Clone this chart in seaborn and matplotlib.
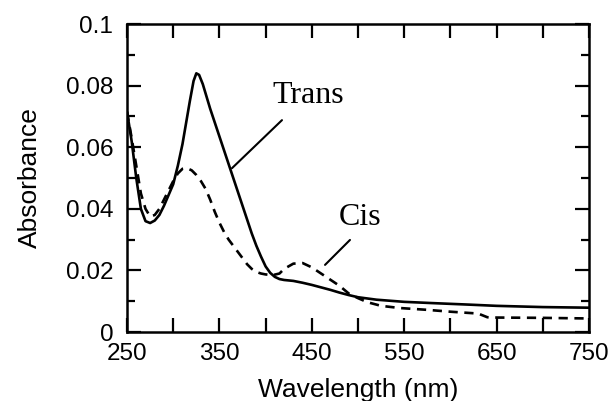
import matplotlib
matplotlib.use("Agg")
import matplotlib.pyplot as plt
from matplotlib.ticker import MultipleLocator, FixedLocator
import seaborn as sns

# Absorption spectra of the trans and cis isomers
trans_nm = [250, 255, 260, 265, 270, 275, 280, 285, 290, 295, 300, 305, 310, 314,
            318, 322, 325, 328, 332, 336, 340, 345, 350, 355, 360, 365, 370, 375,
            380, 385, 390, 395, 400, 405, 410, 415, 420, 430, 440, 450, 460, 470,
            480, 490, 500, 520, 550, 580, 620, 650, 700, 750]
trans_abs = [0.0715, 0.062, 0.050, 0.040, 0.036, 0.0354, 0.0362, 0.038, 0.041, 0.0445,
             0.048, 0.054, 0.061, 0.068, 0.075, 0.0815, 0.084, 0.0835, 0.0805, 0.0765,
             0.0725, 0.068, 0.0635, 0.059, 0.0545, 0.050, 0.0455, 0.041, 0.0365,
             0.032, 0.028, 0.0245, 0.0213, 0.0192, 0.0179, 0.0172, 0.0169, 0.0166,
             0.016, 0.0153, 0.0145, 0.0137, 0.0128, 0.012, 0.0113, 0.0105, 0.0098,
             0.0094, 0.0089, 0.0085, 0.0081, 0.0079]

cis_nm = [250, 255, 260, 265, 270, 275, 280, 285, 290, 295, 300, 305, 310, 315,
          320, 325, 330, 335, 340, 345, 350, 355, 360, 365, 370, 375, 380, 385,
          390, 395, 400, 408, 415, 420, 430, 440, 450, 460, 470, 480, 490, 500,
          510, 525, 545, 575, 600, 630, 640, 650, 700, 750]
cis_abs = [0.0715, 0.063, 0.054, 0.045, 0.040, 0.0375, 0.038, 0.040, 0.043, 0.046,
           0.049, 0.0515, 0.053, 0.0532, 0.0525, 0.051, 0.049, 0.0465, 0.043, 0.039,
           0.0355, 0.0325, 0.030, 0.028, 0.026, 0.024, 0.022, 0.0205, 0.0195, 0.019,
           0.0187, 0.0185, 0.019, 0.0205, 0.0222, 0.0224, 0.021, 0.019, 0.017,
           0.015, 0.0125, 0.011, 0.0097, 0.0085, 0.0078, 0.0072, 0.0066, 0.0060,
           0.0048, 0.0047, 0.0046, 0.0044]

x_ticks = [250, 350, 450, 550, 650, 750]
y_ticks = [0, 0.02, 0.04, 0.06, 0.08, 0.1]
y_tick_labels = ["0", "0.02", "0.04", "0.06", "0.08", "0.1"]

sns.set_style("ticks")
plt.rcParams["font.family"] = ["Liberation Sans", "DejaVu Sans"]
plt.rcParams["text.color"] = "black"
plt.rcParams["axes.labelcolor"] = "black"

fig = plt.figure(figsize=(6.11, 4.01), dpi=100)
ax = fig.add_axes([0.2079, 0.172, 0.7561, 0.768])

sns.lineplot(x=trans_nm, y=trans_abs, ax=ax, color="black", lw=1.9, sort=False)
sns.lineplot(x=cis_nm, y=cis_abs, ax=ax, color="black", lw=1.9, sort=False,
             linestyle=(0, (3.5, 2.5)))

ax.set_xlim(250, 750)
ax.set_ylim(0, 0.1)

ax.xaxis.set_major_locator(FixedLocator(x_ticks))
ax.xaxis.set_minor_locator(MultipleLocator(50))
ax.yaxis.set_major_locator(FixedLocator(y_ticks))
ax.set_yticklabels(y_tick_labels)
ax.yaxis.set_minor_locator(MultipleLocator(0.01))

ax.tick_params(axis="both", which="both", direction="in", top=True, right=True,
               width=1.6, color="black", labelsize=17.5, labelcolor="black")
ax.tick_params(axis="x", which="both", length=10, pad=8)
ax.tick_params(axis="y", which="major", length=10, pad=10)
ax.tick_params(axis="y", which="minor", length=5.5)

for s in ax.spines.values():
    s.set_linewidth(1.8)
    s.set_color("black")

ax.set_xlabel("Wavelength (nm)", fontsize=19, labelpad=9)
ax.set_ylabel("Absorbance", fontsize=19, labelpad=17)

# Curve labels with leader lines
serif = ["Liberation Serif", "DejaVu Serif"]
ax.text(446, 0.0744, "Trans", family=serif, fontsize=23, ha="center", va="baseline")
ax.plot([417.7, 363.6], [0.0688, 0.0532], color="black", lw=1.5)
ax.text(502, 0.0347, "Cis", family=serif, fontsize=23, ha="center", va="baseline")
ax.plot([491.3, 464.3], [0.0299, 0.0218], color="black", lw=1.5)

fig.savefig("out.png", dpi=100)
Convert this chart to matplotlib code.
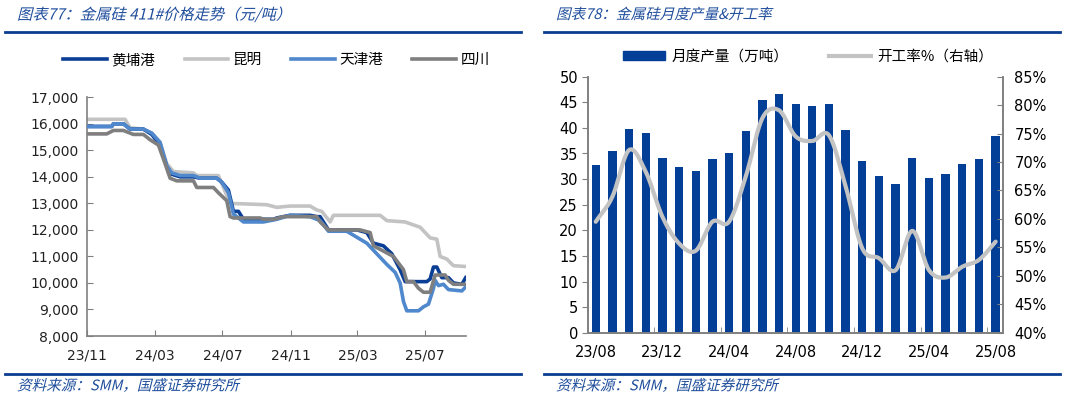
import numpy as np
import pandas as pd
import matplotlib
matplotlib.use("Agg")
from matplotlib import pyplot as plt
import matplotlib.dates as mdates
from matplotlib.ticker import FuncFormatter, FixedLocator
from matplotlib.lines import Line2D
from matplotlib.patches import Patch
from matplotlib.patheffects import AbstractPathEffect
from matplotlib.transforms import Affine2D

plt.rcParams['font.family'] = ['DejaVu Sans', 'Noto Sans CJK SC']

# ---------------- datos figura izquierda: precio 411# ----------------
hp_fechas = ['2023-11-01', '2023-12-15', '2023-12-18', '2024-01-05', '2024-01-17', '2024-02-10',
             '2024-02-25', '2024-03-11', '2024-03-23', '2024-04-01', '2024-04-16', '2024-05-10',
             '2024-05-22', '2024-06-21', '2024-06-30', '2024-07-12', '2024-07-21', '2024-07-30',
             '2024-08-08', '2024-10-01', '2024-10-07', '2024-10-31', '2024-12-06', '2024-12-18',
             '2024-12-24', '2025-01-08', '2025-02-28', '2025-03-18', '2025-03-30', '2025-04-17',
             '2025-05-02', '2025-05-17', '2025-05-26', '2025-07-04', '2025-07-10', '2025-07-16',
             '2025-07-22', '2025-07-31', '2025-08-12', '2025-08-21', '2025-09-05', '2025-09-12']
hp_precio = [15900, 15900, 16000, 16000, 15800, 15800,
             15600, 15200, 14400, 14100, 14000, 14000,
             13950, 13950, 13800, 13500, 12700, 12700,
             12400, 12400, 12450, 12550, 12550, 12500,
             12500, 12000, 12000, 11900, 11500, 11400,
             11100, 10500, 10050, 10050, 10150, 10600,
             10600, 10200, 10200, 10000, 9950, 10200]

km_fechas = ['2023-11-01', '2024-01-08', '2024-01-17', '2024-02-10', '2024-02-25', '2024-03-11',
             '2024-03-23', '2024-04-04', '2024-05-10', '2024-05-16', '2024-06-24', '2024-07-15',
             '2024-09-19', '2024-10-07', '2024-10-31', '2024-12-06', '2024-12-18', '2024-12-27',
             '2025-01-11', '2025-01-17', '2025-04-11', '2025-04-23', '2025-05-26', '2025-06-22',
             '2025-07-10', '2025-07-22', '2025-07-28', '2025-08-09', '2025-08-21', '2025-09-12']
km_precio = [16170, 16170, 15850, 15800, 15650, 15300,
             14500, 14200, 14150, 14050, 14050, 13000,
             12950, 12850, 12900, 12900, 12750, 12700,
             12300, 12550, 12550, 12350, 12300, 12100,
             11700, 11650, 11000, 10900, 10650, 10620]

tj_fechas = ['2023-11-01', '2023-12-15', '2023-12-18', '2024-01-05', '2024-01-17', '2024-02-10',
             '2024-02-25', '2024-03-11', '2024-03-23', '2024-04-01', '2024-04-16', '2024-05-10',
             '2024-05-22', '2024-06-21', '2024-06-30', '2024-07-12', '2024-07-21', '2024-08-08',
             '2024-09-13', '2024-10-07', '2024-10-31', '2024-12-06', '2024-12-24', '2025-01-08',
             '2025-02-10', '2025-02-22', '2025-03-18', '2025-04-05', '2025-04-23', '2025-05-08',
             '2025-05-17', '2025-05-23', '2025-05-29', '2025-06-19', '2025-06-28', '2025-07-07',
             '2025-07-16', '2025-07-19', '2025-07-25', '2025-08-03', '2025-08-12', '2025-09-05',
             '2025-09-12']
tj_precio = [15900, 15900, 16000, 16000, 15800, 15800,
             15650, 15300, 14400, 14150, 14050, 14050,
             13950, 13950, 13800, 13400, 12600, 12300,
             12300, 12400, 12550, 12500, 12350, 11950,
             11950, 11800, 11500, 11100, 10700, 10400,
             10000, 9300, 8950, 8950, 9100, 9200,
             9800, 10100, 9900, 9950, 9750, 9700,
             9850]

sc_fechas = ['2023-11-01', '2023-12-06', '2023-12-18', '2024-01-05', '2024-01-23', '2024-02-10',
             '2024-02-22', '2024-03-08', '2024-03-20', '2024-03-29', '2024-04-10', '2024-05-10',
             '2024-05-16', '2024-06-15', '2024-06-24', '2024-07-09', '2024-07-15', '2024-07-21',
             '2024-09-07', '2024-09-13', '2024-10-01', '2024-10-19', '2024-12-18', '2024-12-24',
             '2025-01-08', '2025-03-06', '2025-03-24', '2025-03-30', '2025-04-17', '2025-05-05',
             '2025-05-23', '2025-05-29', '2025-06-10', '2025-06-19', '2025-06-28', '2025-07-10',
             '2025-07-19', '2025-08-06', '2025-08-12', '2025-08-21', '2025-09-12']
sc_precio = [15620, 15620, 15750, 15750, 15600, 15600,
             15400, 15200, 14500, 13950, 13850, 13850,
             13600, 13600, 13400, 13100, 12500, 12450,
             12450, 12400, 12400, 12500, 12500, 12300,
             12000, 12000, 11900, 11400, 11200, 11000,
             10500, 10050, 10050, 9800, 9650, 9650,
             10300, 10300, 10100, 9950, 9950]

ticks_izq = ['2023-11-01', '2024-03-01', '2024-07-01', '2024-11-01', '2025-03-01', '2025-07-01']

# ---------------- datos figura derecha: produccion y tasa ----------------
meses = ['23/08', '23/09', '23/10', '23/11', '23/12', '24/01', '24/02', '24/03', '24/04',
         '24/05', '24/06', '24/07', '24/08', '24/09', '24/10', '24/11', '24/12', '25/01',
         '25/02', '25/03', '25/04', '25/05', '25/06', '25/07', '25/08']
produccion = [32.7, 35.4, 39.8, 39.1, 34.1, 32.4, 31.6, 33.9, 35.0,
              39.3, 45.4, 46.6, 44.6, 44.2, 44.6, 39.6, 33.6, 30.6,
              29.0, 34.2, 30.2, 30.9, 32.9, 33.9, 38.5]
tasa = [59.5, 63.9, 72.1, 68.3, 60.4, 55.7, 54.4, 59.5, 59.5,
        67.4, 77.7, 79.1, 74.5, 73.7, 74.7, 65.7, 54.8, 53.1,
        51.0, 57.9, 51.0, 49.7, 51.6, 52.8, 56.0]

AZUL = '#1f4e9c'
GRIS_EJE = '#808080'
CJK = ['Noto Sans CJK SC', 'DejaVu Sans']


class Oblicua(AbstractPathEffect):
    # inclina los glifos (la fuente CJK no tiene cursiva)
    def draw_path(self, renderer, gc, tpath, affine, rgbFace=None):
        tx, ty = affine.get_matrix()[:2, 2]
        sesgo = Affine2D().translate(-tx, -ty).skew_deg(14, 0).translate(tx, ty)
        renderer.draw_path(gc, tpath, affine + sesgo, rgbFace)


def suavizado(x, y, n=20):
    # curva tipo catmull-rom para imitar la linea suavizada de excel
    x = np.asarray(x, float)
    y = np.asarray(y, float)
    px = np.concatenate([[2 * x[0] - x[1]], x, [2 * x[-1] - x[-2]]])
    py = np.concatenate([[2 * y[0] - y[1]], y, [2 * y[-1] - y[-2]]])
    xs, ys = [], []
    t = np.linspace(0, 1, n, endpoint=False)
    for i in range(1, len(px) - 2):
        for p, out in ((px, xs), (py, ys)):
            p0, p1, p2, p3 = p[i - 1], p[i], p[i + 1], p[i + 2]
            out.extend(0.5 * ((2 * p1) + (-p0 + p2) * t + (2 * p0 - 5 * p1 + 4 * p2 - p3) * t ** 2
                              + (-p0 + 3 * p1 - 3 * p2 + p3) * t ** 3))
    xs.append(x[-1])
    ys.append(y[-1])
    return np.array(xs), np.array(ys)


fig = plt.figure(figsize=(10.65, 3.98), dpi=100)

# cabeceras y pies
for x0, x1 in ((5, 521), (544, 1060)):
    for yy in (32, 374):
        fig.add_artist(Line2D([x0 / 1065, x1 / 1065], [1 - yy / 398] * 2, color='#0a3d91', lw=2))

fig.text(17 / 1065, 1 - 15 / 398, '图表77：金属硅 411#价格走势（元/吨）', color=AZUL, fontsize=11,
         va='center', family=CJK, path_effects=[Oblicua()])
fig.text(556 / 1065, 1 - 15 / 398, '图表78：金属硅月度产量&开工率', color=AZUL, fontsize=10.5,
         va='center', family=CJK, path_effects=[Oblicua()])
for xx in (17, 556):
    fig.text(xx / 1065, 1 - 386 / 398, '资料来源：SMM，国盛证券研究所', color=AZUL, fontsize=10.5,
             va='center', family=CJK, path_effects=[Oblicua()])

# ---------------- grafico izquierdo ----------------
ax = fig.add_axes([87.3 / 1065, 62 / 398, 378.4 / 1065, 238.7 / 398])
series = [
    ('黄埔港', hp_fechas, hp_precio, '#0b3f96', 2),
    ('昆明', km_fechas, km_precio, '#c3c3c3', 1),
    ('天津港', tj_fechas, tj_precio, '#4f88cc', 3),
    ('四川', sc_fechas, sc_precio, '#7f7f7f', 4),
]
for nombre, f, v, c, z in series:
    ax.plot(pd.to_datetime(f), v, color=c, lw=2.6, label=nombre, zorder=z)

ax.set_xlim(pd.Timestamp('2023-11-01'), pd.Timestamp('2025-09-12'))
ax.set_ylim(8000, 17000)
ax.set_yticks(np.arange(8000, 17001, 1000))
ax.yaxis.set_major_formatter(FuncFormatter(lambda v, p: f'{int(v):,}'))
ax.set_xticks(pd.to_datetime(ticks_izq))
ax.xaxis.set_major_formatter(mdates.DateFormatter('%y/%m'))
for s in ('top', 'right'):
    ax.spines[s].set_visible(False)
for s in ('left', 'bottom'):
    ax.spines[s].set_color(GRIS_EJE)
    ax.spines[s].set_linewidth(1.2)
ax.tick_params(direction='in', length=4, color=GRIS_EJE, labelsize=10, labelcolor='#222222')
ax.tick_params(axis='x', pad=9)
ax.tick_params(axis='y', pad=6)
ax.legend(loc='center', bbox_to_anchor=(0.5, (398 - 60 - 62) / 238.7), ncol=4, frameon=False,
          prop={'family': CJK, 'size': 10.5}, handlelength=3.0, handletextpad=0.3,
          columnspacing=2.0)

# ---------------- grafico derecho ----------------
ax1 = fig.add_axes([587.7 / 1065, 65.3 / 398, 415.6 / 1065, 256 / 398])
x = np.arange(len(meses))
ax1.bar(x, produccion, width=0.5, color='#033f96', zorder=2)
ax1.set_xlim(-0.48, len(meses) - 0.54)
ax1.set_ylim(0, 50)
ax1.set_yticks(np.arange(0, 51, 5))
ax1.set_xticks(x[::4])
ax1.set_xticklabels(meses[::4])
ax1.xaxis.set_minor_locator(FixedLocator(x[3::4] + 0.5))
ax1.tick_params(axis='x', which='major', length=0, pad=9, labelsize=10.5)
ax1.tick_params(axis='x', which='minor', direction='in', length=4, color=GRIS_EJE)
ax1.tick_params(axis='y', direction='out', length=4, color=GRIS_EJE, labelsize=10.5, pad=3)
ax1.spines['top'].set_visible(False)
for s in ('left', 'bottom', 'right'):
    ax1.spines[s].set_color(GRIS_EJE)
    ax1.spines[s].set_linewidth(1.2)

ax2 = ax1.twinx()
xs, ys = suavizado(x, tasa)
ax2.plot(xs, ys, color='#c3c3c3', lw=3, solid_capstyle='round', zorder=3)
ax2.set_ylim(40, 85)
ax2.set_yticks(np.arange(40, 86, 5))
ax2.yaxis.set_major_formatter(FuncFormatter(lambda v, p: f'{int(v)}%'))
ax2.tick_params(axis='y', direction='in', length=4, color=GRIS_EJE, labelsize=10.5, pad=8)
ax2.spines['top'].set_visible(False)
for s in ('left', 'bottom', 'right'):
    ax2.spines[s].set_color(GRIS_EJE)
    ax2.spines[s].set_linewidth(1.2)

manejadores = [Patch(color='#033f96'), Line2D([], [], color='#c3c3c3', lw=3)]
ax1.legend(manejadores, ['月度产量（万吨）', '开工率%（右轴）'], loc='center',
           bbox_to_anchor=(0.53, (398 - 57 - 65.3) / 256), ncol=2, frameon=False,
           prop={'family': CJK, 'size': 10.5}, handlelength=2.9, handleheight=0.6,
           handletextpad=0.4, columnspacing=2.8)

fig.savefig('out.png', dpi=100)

-*-

## [YOUR OBJECTIVE]
Everything from the first line of the records through the line containing "import seaborn as sns" should be reproduced exactly, apart from the pictures.

## [FULL SOLUTION]
Clone this chart in seaborn and matplotlib.
import matplotlib
matplotlib.use("Agg")
import matplotlib.pyplot as plt
from matplotlib.ticker import MultipleLocator, FixedLocator
import seaborn as sns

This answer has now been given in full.